Allow the TERM env variable to be overwritten by .ssh/config

Iain Morgan imorgan at nas.nasa.gov
Wed Sep 24 04:01:02 EST 2014


On Mon, Sep 22, 2014 at 20:35:06 -0700, Palmer Dabbelt wrote:
> On Mon, 22 Sep 2014 19:06:51 PDT (-0700), imorgan at nas.nasa.gov wrote:
> > On Mon, Sep 22, 2014 at 15:33:29 -0700, Palmer Dabbelt wrote:
> > > This is pretty much the same request as an old mailing list thread
> > >
> > > http://marc.info/?l=openssh-unix-dev&m=134073696320230&w=2
> > >
> > > for almost exactly the same reason: some machines don't have
> > > new-enough terminal info databases to support newer TERM strings
> > > ("rxvt-unicode-256color" in my case).  As such, I'd like to be able to
> > > override the TERM that is forwarded to some machines from my
> > > .ssh/config.
> > >
> > > The solutions proposed in that post don't work well for me because I
> > > like having a shared .bashrc and don't want to go making it super long
> > > just to have a big list of hosts that don't support "*-256color".
> > >
> > 
> > Perhaps you could use tput to test for terminal capabilities rather than
> > keeping a list of hosts.
> > 
> > I've had to deal with a somewhat different issue; preferring to suppress
> > color support.
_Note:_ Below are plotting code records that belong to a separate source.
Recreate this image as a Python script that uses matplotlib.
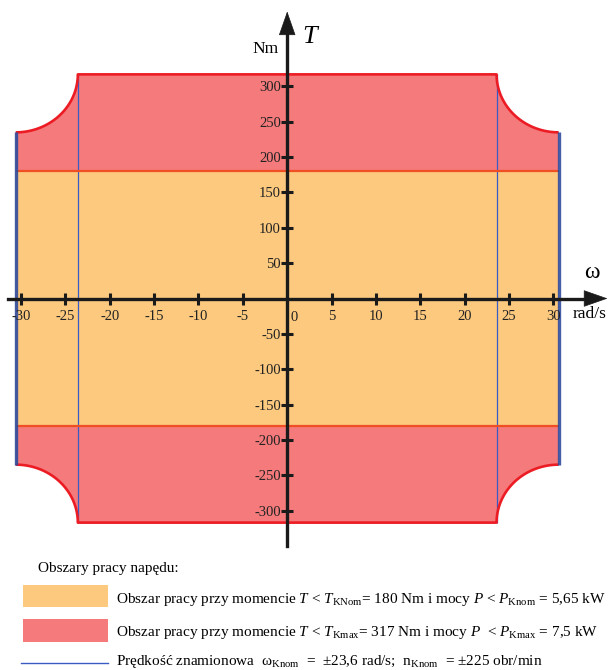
import numpy as np
import matplotlib.pyplot as plt
from matplotlib.patches import Rectangle
from matplotlib.lines import Line2D

plt.rcParams['font.family'] = ['Liberation Serif', 'DejaVu Serif']
plt.rcParams['mathtext.fontset'] = 'custom'
plt.rcParams['mathtext.rm'] = 'Liberation Serif'
plt.rcParams['mathtext.it'] = 'Liberation Serif:italic'
plt.rcParams['axes.unicode_minus'] = False

# drive limits
T_KMAX = 317           # Nm, max torque
T_KNOM = 180           # Nm, rated torque
OMEGA_KNOM = 23.6      # rad/s, rated speed
OMEGA_MAX = 30.6       # rad/s, speed limit
T_AT_OMEGA_MAX = 235   # Nm, torque at speed limit

omega_ticks = [-30, -25, -20, -15, -10, -5, 5, 10, 15, 20, 25, 30]
torque_ticks = [-300, -250, -200, -150, -100, -50, 50, 100, 150, 200, 250, 300]

legend_title = 'Obszary pracy napędu:'
legend_labels = [
    r'Obszar pracy przy momencie $T$ < $T_{\mathrm{KNom}}$= 180 Nm i mocy $P$ < $P_{\mathrm{Knom}}$ = 5,65 kW',
    r'Obszar pracy przy momencie $T$ < $T_{\mathrm{Kmax}}$= 317 Nm i mocy $P$  < $P_{\mathrm{Kmax}}$ = 7,5 kW',
    r'Prędkość znamionowa  $\mathrm{ω}_{\mathrm{Knom}}$  =  ±23,6 rad/s;  $\mathrm{n}_{\mathrm{Knom}}$  = ±225 obr/min',
]

ORANGE = '#FCC97E'
RED_FILL = '#F47A7B'
RED_LINE = '#EC1C24'
ORANGE_LINE = '#F04E23'
BLUE = '#3A5BC4'
BLUE_EDGE = '#2F4C9E'

W, H = 609, 670
X0_PX, Y0_PX = 287.2, 298.5
PX_PER_RAD, PX_PER_NM = 8.872, 0.707


def fig_xy(px, py):
    return px / W, 1 - py / H


def corner_arc(sx, sy, n=60):
    # quarter ellipse around the corner (sx*OMEGA_MAX, sy*T_KMAX)
    t = np.linspace(0, np.pi / 2, n)
    a = OMEGA_MAX - OMEGA_KNOM
    b = T_KMAX - T_AT_OMEGA_MAX
    return sx * (OMEGA_MAX - a * np.cos(t)), sy * (T_KMAX - b * np.sin(t))


fig = plt.figure(figsize=(W / 100, H / 100), dpi=100)
ax = fig.add_axes([0, 0, 1, 1])
ax.set_xlim(-X0_PX / PX_PER_RAD, (W - X0_PX) / PX_PER_RAD)
ax.set_ylim(-(H - Y0_PX) / PX_PER_NM, Y0_PX / PX_PER_NM)
ax.patch.set_visible(False)

# outer (max torque / max power) region
tr_x, tr_y = corner_arc(1, 1)
br_x, br_y = corner_arc(1, -1)
bl_x, bl_y = corner_arc(-1, -1)
tl_x, tl_y = corner_arc(-1, 1)
outline_x = np.concatenate([tr_x, br_x[::-1], bl_x, tl_x[::-1]])
outline_y = np.concatenate([tr_y, br_y[::-1], bl_y, tl_y[::-1]])
ax.fill(outline_x, outline_y, color=RED_FILL, lw=0, zorder=1)

# rated region
ax.fill_between([-OMEGA_MAX, OMEGA_MAX], -T_KNOM, T_KNOM, color=ORANGE, lw=0, zorder=1.1)

ax.vlines([-OMEGA_KNOM, OMEGA_KNOM], -T_KMAX, T_KMAX, color=BLUE, lw=0.9, zorder=1.2)
ax.hlines([-T_KNOM, T_KNOM], -OMEGA_MAX, OMEGA_MAX, color=ORANGE_LINE, lw=1.6, zorder=1.3)

top_x = np.concatenate([tl_x[::-1], tr_x])
top_y = np.concatenate([tl_y[::-1], tr_y])
ax.plot(top_x, top_y, color=RED_LINE, lw=1.9, zorder=1.4, solid_capstyle='butt')
bot_x = np.concatenate([bl_x[::-1], br_x])
bot_y = np.concatenate([bl_y[::-1], br_y])
ax.plot(bot_x, bot_y, color=RED_LINE, lw=1.9, zorder=1.4, solid_capstyle='butt')

ax.vlines([-OMEGA_MAX, OMEGA_MAX], -T_AT_OMEGA_MAX, T_AT_OMEGA_MAX,
          color=BLUE_EDGE, lw=2.4, alpha=0.9, zorder=1.5)

# axes through the origin
ax.set_axisbelow(False)
for side in ['top', 'right']:
    ax.spines[side].set_visible(False)
ax.spines['left'].set_position(('data', 0))
ax.spines['bottom'].set_position(('data', 0))
ax.spines['left'].set_bounds(-350, 382)
ax.spines['bottom'].set_bounds(-31.5, 33.8)
for side in ['left', 'bottom']:
    ax.spines[side].set_linewidth(2.4)
    ax.spines[side].set_color('#1a1a1a')

ax.set_xticks(omega_ticks)
ax.set_xticklabels([str(v) for v in omega_ticks])
ax.set_yticks(torque_ticks)
ax.set_yticklabels([str(v) for v in torque_ticks])
ax.tick_params(axis='both', direction='inout', length=8, width=2.2,
               color='#1a1a1a', labelsize=10.5, labelcolor='#222222')
ax.tick_params(axis='x', pad=4.5)
ax.tick_params(axis='y', pad=0.5)

ax.annotate('0', xy=(0, 0), xytext=(5, -13.5), textcoords='offset points',
            ha='center', va='center', fontsize=10.5, color='#222222')

head = dict(arrowstyle='-|>,head_length=0.8,head_width=0.28', color='#1a1a1a',
            lw=0.5, mutation_scale=20, shrinkA=0, shrinkB=0)
ax.annotate('', xy=(0, 406), xytext=(0, 378), arrowprops=head)
ax.annotate('', xy=(36.1, 0), xytext=(33.5, 0), arrowprops=head)

fig.text(*fig_xy(310, 37), 'T', fontsize=19, fontstyle='italic', ha='center', va='center')
fig.text(*fig_xy(266, 49), 'Nm', fontsize=12.5, ha='center', va='center')
fig.text(*fig_xy(592, 272), 'ω', fontsize=17, ha='center', va='center')
fig.text(*fig_xy(590, 314), 'rad/s', fontsize=12.5, ha='center', va='center')

# legend
fig.text(*fig_xy(38, 571.7), legend_title, fontsize=11, va='baseline')
fig.add_artist(Rectangle(fig_xy(22.7, 607), 85 / W, 22 / H, transform=fig.transFigure,
                         color=ORANGE, lw=0))
fig.add_artist(Rectangle(fig_xy(22.7, 642), 85 / W, 23 / H, transform=fig.transFigure,
                         color=RED_FILL, lw=0))
lx, ly = fig_xy(21, 663)
fig.add_artist(Line2D([lx, 108 / W], [ly, ly], transform=fig.transFigure, color=BLUE, lw=1))
for label, base in zip(legend_labels, [602.7, 636, 665.5]):
    fig.text(*fig_xy(116, base), label, fontsize=11, va='baseline')

fig.savefig('out.png', dpi=100)
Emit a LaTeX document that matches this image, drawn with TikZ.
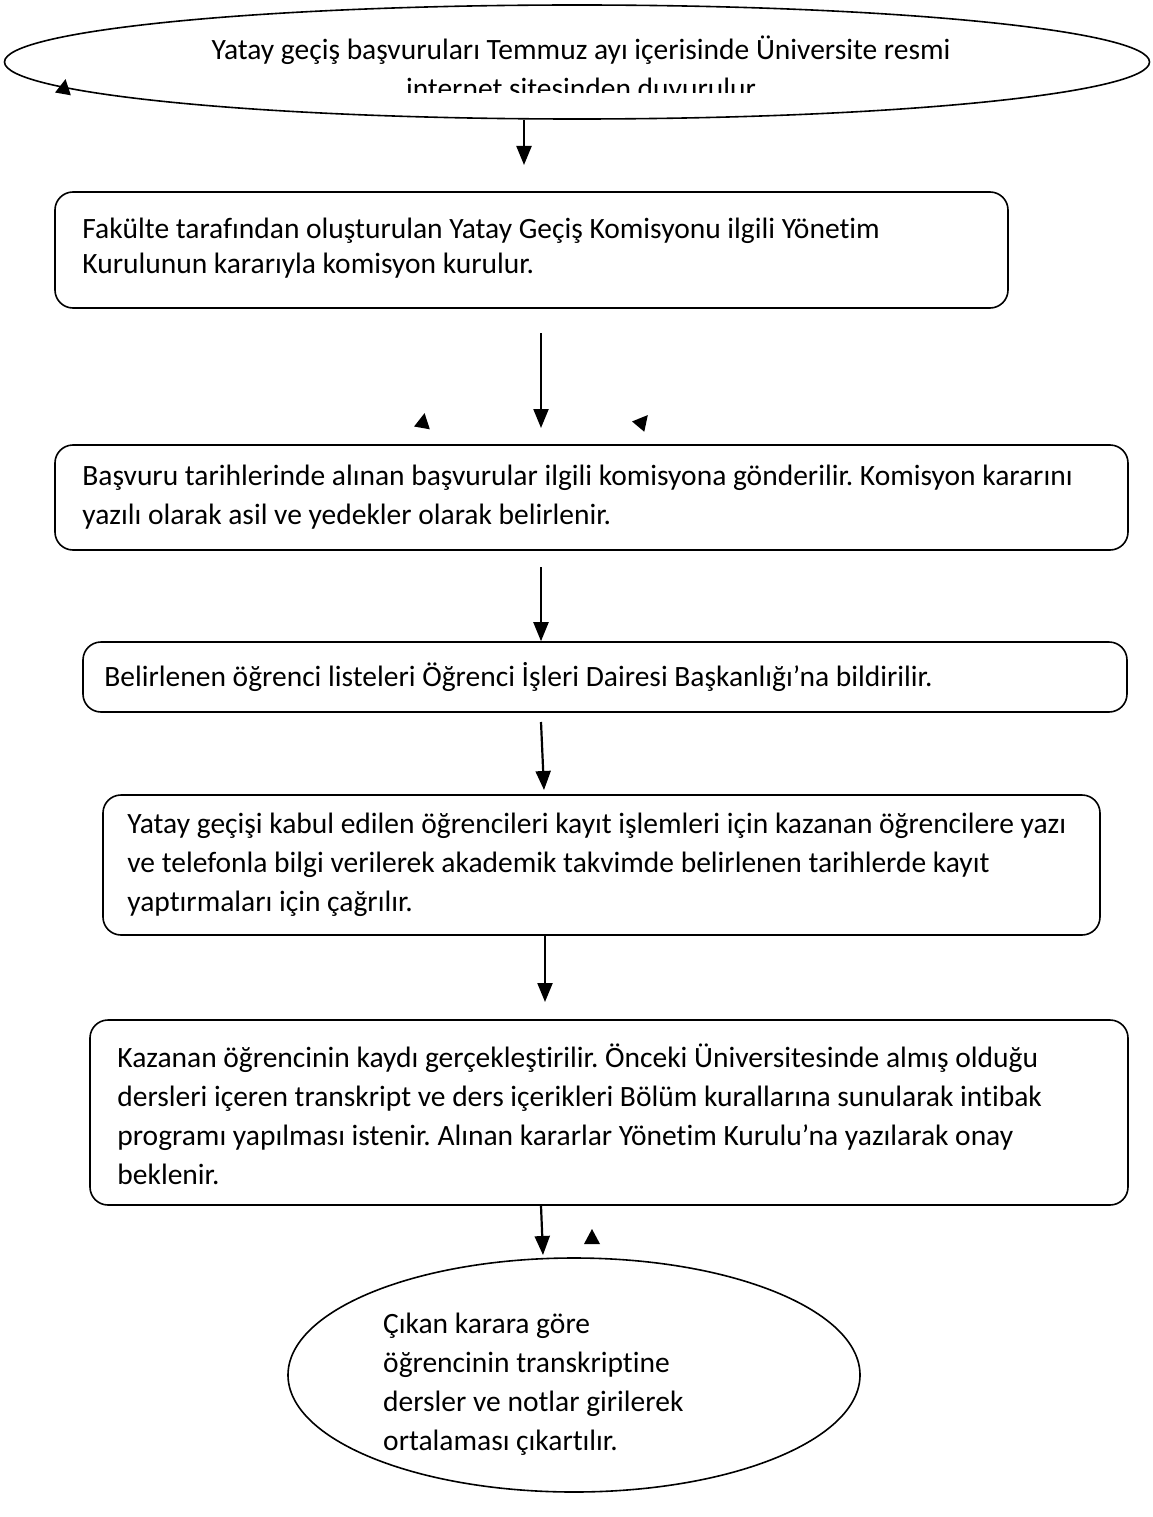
\documentclass[tikz,border=0pt]{standalone}
\usepackage{fontspec}
\setmainfont{Carlito}[Ligatures=NoCommon]
\usetikzlibrary{arrows.meta,shapes.geometric}

\tikzset{
  box/.style={draw,line width=1.6pt,rounded corners=18pt,inner sep=0pt},
  boxtext/.style={anchor=west,align=left,inner sep=0pt},
  oval/.style={draw,ellipse,line width=1.6pt,inner sep=0pt},
  flow/.style={line width=2.2pt,-{Triangle[width=15pt,length=19pt]}},
  tip/.style={fill=black}
}

\begin{document}
\frenchspacing
\begin{tikzpicture}[x=1pt,y=-1pt,font=\fontsize{29.5}{39}\selectfont]
  \useasboundingbox (0,0) rectangle (1153,1517);

  \node[oval,minimum width=1145pt,minimum height=114pt] (duyuru) at (577,62) {};
  \begin{scope}
    \clip (0,0) rectangle (1153,93);
    \node[align=center] (duyuruText) at (581,70) {Yatay geçiş başvuruları Temmuz ayı içerisinde Üniversite resmi\\internet sitesinden duyurulur};
  \end{scope}

  \node[box,minimum width=953pt,minimum height=116pt] (komisyon) at (531.5,250) {};
  \node[boxtext,font=\fontsize{29.5}{35}\selectfont] (komisyonText) at ([xshift=28pt,yshift=2pt]komisyon.west) {Fakülte tarafından oluşturulan Yatay Geçiş Komisyonu ilgili Yönetim\\Kurulunun kararıyla komisyon kurulur.};

  \node[box,minimum width=1073pt,minimum height=105pt] (basvuru) at (591.5,497.5) {};
  \node[boxtext] (basvuruText) at ([xshift=28pt]basvuru.west) {Başvuru tarihlerinde alınan başvurular ilgili komisyona gönderilir. Komisyon kararını\\yazılı olarak asil ve yedekler olarak belirlenir.};

  \node[box,minimum width=1044pt,minimum height=70pt] (liste) at (605,677) {};
  \node[boxtext] (listeText) at ([xshift=22pt]liste.west) {Belirlenen öğrenci listeleri Öğrenci İşleri Dairesi Başkanlığı’na bildirilir.};

  \node[box,minimum width=997pt,minimum height=140pt] (kayit) at (601.5,865) {};
  \node[boxtext] (kayitText) at ([xshift=25pt]kayit.west) {Yatay geçişi kabul edilen öğrencileri kayıt işlemleri için kazanan öğrencilere yazı\\ve telefonla bilgi verilerek akademik takvimde belirlenen tarihlerde kayıt\\yaptırmaları için çağrılır.};

  \node[box,minimum width=1038pt,minimum height=185pt] (intibak) at (609,1112.5) {};
  \node[boxtext] (intibakText) at ([xshift=28pt,yshift=-2pt]intibak.west) {Kazanan öğrencinin kaydı gerçekleştirilir. Önceki Üniversitesinde almış olduğu\\dersleri içeren transkript ve ders içerikleri Bölüm kurallarına sunularak intibak\\programı yapılması istenir. Alınan kararlar Yönetim Kurulu’na yazılarak onay\\beklenir.};

  \node[oval,minimum width=572pt,minimum height=234pt] (ortalama) at (574,1375) {};
  \node[boxtext] (ortalamaText) at (383,1384) {Çıkan karara göre\\öğrencinin transkriptine\\dersler ve notlar girilerek\\ortalaması çıkartılır.};

  % ok uclari
  \coordinate (a1) at (524,165);
  \coordinate (a2s) at (541,333);
  \coordinate (a2e) at (541,428);
  \coordinate (a3s) at (541,567);
  \coordinate (a4s) at (541,722);
  \coordinate (a4e) at (544,790);
  \coordinate (a5e) at (545,1002);
  \coordinate (a6s) at (541,0);
  \coordinate (a6e) at (543,1255);

  \draw[flow] (duyuru.south -| a1) -- (a1);
  \draw[flow] (a2s) -- (a2e);
  \draw[flow] (a3s) -- (liste.north -| a3s);
  \draw[flow] (a4s) -- (a4e);
  \draw[flow] (kayit.south -| a5e) -- (a5e);
  \draw[flow] (intibak.south -| a6s) -- (a6e);

  % bos kalan ok basliklari
  \fill[tip,shift={(64,88)},rotate=-10] (0,-9) -- (-8,6) -- (8,6) -- cycle;
  \fill[tip,shift={(423,422)},rotate=-10] (0,-9) -- (-8,6) -- (8,6) -- cycle;
  \fill[tip,shift={(642,422)},rotate=-40] (0,-9) -- (-8,6) -- (8,6) -- cycle;
  \fill[tip,shift={(592,1238)}] (0,-9) -- (-8,6) -- (8,6) -- cycle;
\end{tikzpicture}
\end{document}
I used to use "tput colors" to test for the number of
> > colors supported, and re-define TERM as needed. More recently, I taken
> > to simply overriding the terminfo definitions for those terminal types
> > that I use by creating a ~/.terminfo directory or ~/.terminfo.db
> > database.
> 
> These are all hosts that are managed by the university, so I've got to
> have some username overrides in there anyway.  This way just seemed
> like the path of least resistance.
> 
> Just doing a "tput colors" doesn't seem to do it for me:
> 
> $ tput colors
> tput: unknown terminal "rxvt-unicode-256color"
> 
> I could just check for a "tput" failure and redefine the terminal, I
> don't really like overriding TERM because I worry about how it'll
> interact with screen and such.
> 
> I think overriding the terminfo database is probably the best way to
> do this, I didn't know that was possible!  Unfortunately it doesn't
> appear to work on OSX, but that might just be user error...

OS X may need a ~/.terminfo.db file rather than a ~/.terminfo directory.
On Linux (RHEL and SLES) ~/.terminfo works, whereas on OpenBSD you need
~/.terminfo.db. I haven't experimented with OS X.